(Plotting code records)
* begin *

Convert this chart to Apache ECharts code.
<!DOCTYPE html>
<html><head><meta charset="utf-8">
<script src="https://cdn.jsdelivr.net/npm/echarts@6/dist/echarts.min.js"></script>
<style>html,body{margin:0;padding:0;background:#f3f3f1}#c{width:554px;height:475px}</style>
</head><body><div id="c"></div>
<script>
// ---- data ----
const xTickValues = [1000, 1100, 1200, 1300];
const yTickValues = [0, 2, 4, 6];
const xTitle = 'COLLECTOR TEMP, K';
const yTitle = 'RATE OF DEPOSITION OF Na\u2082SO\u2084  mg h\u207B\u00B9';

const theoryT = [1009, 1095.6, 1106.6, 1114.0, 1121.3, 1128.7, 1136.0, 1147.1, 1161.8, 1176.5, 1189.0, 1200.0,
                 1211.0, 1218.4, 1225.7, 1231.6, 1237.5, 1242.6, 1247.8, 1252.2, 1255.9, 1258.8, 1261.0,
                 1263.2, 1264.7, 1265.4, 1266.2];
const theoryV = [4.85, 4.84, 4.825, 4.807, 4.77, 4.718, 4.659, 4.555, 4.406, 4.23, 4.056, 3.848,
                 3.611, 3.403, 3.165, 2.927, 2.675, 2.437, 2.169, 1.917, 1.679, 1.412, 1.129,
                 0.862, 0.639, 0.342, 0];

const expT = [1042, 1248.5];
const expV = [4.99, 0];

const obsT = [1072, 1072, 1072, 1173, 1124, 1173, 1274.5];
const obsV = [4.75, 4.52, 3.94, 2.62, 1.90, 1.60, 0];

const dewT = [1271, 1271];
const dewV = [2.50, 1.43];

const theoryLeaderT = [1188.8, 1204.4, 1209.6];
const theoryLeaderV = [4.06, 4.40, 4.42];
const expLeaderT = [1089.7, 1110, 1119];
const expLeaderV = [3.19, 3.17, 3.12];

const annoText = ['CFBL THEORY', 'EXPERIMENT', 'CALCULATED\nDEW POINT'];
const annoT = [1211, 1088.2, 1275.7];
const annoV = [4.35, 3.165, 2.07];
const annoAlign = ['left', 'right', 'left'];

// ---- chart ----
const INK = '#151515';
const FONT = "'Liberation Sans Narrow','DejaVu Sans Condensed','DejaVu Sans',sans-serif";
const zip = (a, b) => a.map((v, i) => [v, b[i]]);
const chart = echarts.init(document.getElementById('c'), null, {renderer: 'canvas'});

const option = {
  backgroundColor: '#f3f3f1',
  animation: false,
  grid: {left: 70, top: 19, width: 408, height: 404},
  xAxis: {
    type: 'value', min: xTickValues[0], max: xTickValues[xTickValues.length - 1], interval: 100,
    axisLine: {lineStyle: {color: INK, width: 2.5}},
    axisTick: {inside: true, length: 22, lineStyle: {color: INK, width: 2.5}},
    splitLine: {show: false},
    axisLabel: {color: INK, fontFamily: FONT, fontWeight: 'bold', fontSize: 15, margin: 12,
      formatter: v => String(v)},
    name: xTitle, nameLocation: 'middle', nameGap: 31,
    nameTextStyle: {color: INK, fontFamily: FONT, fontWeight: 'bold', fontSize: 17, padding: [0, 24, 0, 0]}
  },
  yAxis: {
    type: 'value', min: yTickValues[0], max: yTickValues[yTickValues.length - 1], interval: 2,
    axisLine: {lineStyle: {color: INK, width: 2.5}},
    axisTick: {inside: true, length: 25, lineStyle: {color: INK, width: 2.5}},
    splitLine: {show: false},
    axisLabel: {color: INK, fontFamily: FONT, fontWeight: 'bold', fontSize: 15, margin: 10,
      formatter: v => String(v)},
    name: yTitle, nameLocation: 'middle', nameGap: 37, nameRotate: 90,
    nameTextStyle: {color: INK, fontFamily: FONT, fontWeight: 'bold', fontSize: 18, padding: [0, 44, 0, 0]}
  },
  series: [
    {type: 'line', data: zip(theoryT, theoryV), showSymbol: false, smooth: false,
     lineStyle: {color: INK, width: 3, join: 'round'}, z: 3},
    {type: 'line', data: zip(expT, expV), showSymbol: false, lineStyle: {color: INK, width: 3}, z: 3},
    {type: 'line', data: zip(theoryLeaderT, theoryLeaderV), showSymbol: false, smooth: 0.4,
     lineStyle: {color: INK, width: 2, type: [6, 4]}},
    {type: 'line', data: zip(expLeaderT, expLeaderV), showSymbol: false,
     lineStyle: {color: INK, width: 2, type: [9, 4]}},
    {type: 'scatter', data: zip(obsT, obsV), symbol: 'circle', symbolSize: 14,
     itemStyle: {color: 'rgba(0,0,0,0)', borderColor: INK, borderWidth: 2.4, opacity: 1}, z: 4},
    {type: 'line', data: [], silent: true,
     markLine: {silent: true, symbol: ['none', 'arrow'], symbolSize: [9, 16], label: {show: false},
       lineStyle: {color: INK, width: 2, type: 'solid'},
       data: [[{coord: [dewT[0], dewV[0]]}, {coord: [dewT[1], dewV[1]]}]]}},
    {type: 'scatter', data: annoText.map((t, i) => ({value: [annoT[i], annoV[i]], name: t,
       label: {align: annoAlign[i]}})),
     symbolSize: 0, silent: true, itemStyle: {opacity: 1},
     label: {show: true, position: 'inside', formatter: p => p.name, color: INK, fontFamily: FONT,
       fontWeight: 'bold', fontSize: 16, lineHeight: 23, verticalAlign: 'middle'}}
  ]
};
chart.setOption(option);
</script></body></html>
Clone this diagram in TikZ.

* end *

◆ Aim of the exercise
Return each line of the data exactly as written above.

◆ Solved exercise
Convert this chart to Apache ECharts code.
<!DOCTYPE html>
<html><head><meta charset="utf-8">
<script src="https://cdn.jsdelivr.net/npm/echarts@6/dist/echarts.min.js"></script>
<style>html,body{margin:0;padding:0;background:#f3f3f1}#c{width:554px;height:475px}</style>
</head><body><div id="c"></div>
<script>
// ---- data ----
const xTickValues = [1000, 1100, 1200, 1300];
const yTickValues = [0, 2, 4, 6];
const xTitle = 'COLLECTOR TEMP, K';
const yTitle = 'RATE OF DEPOSITION OF Na\u2082SO\u2084  mg h\u207B\u00B9';

const theoryT = [1009, 1095.6, 1106.6, 1114.0, 1121.3, 1128.7, 1136.0, 1147.1, 1161.8, 1176.5, 1189.0, 1200.0,
                 1211.0, 1218.4, 1225.7, 1231.6, 1237.5, 1242.6, 1247.8, 1252.2, 1255.9, 1258.8, 1261.0,
                 1263.2, 1264.7, 1265.4, 1266.2];
const theoryV = [4.85, 4.84, 4.825, 4.807, 4.77, 4.718, 4.659, 4.555, 4.406, 4.23, 4.056, 3.848,
                 3.611, 3.403, 3.165, 2.927, 2.675, 2.437, 2.169, 1.917, 1.679, 1.412, 1.129,
                 0.862, 0.639, 0.342, 0];

const expT = [1042, 1248.5];
const expV = [4.99, 0];

const obsT = [1072, 1072, 1072, 1173, 1124, 1173, 1274.5];
const obsV = [4.75, 4.52, 3.94, 2.62, 1.90, 1.60, 0];

const dewT = [1271, 1271];
const dewV = [2.50, 1.43];

const theoryLeaderT = [1188.8, 1204.4, 1209.6];
const theoryLeaderV = [4.06, 4.40, 4.42];
const expLeaderT = [1089.7, 1110, 1119];
const expLeaderV = [3.19, 3.17, 3.12];

const annoText = ['CFBL THEORY', 'EXPERIMENT', 'CALCULATED\nDEW POINT'];
const annoT = [1211, 1088.2, 1275.7];
const annoV = [4.35, 3.165, 2.07];
const annoAlign = ['left', 'right', 'left'];

// ---- chart ----
const INK = '#151515';
const FONT = "'Liberation Sans Narrow','DejaVu Sans Condensed','DejaVu Sans',sans-serif";
const zip = (a, b) => a.map((v, i) => [v, b[i]]);
const chart = echarts.init(document.getElementById('c'), null, {renderer: 'canvas'});

const option = {
  backgroundColor: '#f3f3f1',
  animation: false,
  grid: {left: 70, top: 19, width: 408, height: 404},
  xAxis: {
    type: 'value', min: xTickValues[0], max: xTickValues[xTickValues.length - 1], interval: 100,
    axisLine: {lineStyle: {color: INK, width: 2.5}},
    axisTick: {inside: true, length: 22, lineStyle: {color: INK, width: 2.5}},
    splitLine: {show: false},
    axisLabel: {color: INK, fontFamily: FONT, fontWeight: 'bold', fontSize: 15, margin: 12,
      formatter: v => String(v)},
    name: xTitle, nameLocation: 'middle', nameGap: 31,
    nameTextStyle: {color: INK, fontFamily: FONT, fontWeight: 'bold', fontSize: 17, padding: [0, 24, 0, 0]}
  },
  yAxis: {
    type: 'value', min: yTickValues[0], max: yTickValues[yTickValues.length - 1], interval: 2,
    axisLine: {lineStyle: {color: INK, width: 2.5}},
    axisTick: {inside: true, length: 25, lineStyle: {color: INK, width: 2.5}},
    splitLine: {show: false},
    axisLabel: {color: INK, fontFamily: FONT, fontWeight: 'bold', fontSize: 15, margin: 10,
      formatter: v => String(v)},
    name: yTitle, nameLocation: 'middle', nameGap: 37, nameRotate: 90,
    nameTextStyle: {color: INK, fontFamily: FONT, fontWeight: 'bold', fontSize: 18, padding: [0, 44, 0, 0]}
  },
  series: [
    {type: 'line', data: zip(theoryT, theoryV), showSymbol: false, smooth: false,
     lineStyle: {color: INK, width: 3, join: 'round'}, z: 3},
    {type: 'line', data: zip(expT, expV), showSymbol: false, lineStyle: {color: INK, width: 3}, z: 3},
    {type: 'line', data: zip(theoryLeaderT, theoryLeaderV), showSymbol: false, smooth: 0.4,
     lineStyle: {color: INK, width: 2, type: [6, 4]}},
    {type: 'line', data: zip(expLeaderT, expLeaderV), showSymbol: false,
     lineStyle: {color: INK, width: 2, type: [9, 4]}},
    {type: 'scatter', data: zip(obsT, obsV), symbol: 'circle', symbolSize: 14,
     itemStyle: {color: 'rgba(0,0,0,0)', borderColor: INK, borderWidth: 2.4, opacity: 1}, z: 4},
    {type: 'line', data: [], silent: true,
     markLine: {silent: true, symbol: ['none', 'arrow'], symbolSize: [9, 16], label: {show: false},
       lineStyle: {color: INK, width: 2, type: 'solid'},
       data: [[{coord: [dewT[0], dewV[0]]}, {coord: [dewT[1], dewV[1]]}]]}},
    {type: 'scatter', data: annoText.map((t, i) => ({value: [annoT[i], annoV[i]], name: t,
       label: {align: annoAlign[i]}})),
     symbolSize: 0, silent: true, itemStyle: {opacity: 1},
     label: {show: true, position: 'inside', formatter: p => p.name, color: INK, fontFamily: FONT,
       fontWeight: 'bold', fontSize: 16, lineHeight: 23, verticalAlign: 'middle'}}
  ]
};
chart.setOption(option);
</script></body></html>
Clone this diagram in TikZ.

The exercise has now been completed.